Unofficial Member (Tamil), Legislative Council of Ceylon
- In office 1892–1898
- Preceded by: P. Ramanathan
- Succeeded by: W. G. Rockwood

Member of Colombo Municipal Council
- In office 1873–1879
- In office 1885–1889

Personal details
- Born: 7 December 1849
- Died: 7 June 1906 (aged 56) Colombo, Ceylon
- Education: Presidency College, Madras
- Profession: Lawyer
- Ethnicity: Ceylon Tamil

= P. Coomaraswamy =

Ceylon Tamil lawyer (1849–1906)

Ponnambalam Coomaraswamy (7 December 1849 - 7 June 1906) was a Ceylon Tamil lawyer and member of the Legislative Council of Ceylon.

==Early life and family==

Coomaraswamy was born on 7 December 1849. He was the son of Gate Mudaliyar A. Ponnambalam. He was the brother of P. Ramanathan and P. Arunchalam.

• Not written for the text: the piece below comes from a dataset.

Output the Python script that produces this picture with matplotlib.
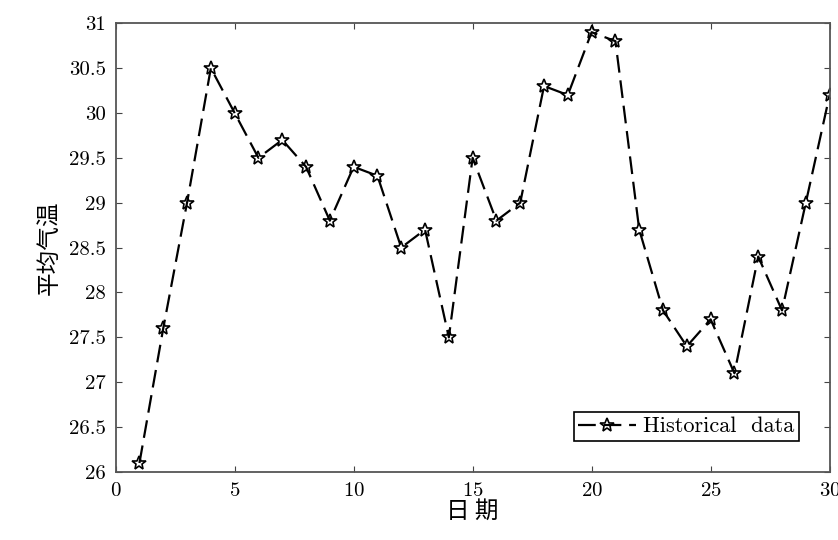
import matplotlib
matplotlib.use("Agg")
import matplotlib.pyplot as plt

days = list(range(1, 31))
temps = [26.1, 27.6, 29.0, 30.5, 30.0, 29.5, 29.7, 29.4, 28.8, 29.4,
         29.3, 28.5, 28.7, 27.5, 29.5, 28.8, 29.0, 30.3, 30.2, 30.9,
         30.8, 28.7, 27.8, 27.4, 27.7, 27.1, 28.4, 27.8, 29.0, 30.2]
yticks = [26, 26.5, 27, 27.5, 28, 28.5, 29, 29.5, 30, 30.5, 31]
ytick_labels = ["26", "26.5", "27", "27.5", "28", "28.5", "29", "29.5", "30", "30.5", "31"]
xticks = [0, 5, 10, 15, 20, 25, 30]

plt.rcParams['font.family'] = ['cmr10', 'Noto Sans CJK SC']
plt.rcParams['axes.formatter.use_mathtext'] = True

fig = plt.figure(figsize=(8.38, 5.4), dpi=100)
ax = fig.add_axes([0.138, 0.126, 0.852, 0.831])

ax.plot(days, temps, color='black', linestyle=(0, (8, 3.5)), linewidth=1.6,
        marker='*', markersize=10, markerfacecolor='none', markeredgecolor='black',
        markeredgewidth=1.2, label='Historical  data')

ax.set_xlim(0, 30)
ax.set_ylim(26, 31)
ax.set_xticks(xticks)
ax.set_yticks(yticks)
ax.set_yticklabels(ytick_labels)
ax.tick_params(direction='in', top=True, right=True, length=4, labelsize=15,
               color='#444444', pad=7)
for s in ax.spines.values():
    s.set_color('#555555')
    s.set_linewidth(1.3)

ax.set_xlabel('日 期', family=['Noto Sans CJK SC'], fontsize=17, labelpad=0)
ax.set_ylabel('平均气温', family=['Noto Sans CJK SC'], fontsize=17, labelpad=6)

leg = ax.legend(loc='lower right', fontsize=16, fancybox=False, framealpha=1,
                edgecolor='black', handlelength=2.6, handletextpad=0.3,
                borderpad=0.2, borderaxespad=1.4)
leg.get_frame().set_linewidth(1.2)

fig.savefig('out.png', dpi=100)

Coomaraswamy was educated at Colombo Academy, Colombo and Presidency College, Madras.

==Career==
Coomaraswamy joined the legal profession after finishing his education.

Coomaraswamy was a member of Colombo Municipal Council from January 1873 to October 1879 and from November 1885 to December 1889. He was appointed to the Legislative Council of Ceylon in 1893 as the unofficial member representing Tamils, replacing his brother Ramanathan.

Coomaraswamy was a Tamil scholar and a publisher of Tamil literature. He was president of Jaffna Saiva Paripalana Sabai and helped establish Jaffna Hindu College. He also established a Hindu temple on Slave Island.

Coomaraswamy died on 7 June 1906 in Colombo.

P. COOMARA SWAMY had the honor of welcoming Swami Vivekananda and delivering the welcome address on 15 January 1897, after the latter's return from the West. This lecture can be seen in Swami Vivekananda's Lectures from Colombo to Almora.